Almost one in five businesses has unwittingly breached the data protection act at least once, according to a study by BSI.
The survey questioned over 500 UK SMEs on how they managed personal information on staff and customers, including sensitive data such as racial or ethnic origin, trade union membership and criminal proceedings.
Nearly half admitted that there is no one in their business with specific responsibility for data protection, while 65% said they offered no data protection training for their staff.
Of those questioned, 15% said they were not confident that their data sharing practices conform to the data protection act and almost 5% of these frequently share data regardless. With many firms struggling under financial pressure, 18% said data protection was less of a priority in the current economic climate.
“The BSI survey backs up what we have known for some time – that many organisations find the legislation in this area complex. The standard can help organisations put in place the measures which will lead to compliance and demonstrate that they are handling personal information responsibly”, said Gordon Wanless, chairman of the Data Protection Forum.

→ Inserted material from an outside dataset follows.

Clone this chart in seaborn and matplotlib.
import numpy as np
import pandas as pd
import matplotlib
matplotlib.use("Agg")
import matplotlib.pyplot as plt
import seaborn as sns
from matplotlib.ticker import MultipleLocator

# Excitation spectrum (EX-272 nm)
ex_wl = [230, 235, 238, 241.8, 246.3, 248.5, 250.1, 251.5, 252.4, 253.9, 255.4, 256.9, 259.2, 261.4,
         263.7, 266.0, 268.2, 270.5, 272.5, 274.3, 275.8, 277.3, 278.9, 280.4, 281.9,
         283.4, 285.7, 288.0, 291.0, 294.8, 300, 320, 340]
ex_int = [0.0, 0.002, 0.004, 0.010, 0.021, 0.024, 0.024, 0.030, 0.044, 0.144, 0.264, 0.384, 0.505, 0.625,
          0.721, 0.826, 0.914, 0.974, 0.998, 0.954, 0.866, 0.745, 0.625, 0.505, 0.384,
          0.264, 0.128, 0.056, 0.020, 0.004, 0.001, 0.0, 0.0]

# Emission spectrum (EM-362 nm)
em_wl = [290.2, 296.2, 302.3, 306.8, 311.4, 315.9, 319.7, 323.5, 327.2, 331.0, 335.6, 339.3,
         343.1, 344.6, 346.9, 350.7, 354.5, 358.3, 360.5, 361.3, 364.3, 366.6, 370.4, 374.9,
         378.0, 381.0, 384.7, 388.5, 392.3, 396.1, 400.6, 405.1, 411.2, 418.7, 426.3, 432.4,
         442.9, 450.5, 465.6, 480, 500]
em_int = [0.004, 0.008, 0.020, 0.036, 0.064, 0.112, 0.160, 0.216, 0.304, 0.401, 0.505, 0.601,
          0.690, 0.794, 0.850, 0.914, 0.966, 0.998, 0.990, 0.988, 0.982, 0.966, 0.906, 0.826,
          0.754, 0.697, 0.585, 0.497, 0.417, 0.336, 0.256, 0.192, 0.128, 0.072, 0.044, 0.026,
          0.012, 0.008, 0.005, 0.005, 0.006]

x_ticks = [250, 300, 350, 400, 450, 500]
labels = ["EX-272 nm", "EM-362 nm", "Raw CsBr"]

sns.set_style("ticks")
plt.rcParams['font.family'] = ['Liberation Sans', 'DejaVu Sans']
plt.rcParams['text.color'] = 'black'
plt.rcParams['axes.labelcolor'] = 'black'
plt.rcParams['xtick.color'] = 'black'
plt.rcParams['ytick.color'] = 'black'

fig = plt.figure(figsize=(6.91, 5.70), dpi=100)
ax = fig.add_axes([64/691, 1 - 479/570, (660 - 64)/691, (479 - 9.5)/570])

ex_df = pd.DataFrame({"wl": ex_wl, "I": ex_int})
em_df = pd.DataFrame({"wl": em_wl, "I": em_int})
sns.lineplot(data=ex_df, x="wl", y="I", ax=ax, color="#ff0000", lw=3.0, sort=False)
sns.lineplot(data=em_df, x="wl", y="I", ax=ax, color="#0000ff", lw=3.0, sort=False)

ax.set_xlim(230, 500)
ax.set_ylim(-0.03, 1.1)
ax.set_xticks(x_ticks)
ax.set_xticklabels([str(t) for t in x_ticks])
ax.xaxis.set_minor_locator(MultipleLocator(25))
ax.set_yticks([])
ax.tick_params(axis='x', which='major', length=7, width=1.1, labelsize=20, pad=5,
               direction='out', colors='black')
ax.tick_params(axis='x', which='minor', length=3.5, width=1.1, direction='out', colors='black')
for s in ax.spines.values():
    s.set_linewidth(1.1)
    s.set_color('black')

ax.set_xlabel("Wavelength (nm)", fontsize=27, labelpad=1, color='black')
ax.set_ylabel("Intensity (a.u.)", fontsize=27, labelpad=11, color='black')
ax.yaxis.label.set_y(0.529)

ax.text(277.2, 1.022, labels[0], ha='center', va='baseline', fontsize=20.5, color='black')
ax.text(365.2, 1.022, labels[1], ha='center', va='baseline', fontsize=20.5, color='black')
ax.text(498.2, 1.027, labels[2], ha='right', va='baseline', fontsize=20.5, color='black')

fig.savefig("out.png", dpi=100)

BSI recently launched the new British Standard, BS10012, Data protection – Specification for a personal information management system, which was developed to establish best practice and aid compliance with data protection legislation. It is the first standard for the management of personal information.
Rather than prescribing exactly how operations should be run, BS 10012 provides a framework to enable effective management of personal information. It can be used by organisations of any size and sector to create a tailored management system which includes procedures in areas such as training and awareness, risk assessment, data sharing, retention and disposal of data and disclosure to third parties.